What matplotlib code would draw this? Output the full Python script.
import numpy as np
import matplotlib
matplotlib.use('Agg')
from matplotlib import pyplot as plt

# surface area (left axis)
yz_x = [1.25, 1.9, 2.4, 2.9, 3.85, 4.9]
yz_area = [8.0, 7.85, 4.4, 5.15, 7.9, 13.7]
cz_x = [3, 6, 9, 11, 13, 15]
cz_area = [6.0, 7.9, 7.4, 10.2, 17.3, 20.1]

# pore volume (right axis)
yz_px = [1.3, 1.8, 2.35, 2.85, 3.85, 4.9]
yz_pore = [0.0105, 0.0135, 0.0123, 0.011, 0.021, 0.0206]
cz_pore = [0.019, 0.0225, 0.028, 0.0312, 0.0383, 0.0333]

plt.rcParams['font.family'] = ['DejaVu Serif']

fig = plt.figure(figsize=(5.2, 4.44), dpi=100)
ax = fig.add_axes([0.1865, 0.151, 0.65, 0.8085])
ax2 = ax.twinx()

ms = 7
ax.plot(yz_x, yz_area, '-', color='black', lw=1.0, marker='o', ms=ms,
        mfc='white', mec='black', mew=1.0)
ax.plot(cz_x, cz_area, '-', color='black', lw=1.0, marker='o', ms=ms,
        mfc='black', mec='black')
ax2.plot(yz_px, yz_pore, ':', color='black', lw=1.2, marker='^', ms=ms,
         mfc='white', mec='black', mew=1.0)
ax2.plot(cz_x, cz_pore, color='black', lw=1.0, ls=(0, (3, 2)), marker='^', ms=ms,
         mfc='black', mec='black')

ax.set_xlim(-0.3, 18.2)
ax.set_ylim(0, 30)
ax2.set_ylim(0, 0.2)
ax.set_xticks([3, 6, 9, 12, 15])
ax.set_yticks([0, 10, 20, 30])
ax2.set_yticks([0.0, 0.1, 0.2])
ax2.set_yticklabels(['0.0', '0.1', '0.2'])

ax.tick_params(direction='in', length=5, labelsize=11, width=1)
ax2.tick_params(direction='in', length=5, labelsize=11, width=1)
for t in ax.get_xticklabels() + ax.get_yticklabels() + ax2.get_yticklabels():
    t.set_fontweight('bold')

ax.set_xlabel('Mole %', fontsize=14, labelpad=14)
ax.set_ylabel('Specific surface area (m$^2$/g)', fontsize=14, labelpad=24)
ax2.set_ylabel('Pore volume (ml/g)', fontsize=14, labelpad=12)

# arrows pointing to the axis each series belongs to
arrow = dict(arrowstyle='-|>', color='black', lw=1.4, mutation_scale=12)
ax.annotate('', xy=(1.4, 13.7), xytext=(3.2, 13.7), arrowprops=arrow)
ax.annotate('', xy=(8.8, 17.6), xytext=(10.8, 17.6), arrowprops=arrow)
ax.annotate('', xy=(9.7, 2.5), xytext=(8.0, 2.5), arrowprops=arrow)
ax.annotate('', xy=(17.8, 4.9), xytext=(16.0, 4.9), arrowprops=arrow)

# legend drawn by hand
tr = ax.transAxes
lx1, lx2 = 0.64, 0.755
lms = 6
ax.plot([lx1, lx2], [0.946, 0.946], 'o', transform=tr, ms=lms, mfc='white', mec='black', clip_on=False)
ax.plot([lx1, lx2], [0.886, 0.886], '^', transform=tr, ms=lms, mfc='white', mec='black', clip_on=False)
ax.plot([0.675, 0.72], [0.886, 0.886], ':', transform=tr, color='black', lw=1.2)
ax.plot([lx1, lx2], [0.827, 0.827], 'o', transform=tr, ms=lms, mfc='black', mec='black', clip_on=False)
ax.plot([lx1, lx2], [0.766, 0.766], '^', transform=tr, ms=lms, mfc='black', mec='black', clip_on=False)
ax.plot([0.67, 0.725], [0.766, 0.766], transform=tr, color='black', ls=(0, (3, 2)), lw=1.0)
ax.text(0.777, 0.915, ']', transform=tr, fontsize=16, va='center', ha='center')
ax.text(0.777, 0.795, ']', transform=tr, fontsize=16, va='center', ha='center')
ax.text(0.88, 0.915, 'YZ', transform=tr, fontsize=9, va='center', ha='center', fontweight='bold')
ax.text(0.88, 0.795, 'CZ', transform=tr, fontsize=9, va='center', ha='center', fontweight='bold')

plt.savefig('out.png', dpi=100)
-- -- --
* _Short task_
Look through the data above. Each line containing the word "matplotlib" needs to be copied.

* _Result of the task_
What matplotlib code would draw this? Output the full Python script.
import matplotlib
matplotlib.use('Agg')
from matplotlib import pyplot as plt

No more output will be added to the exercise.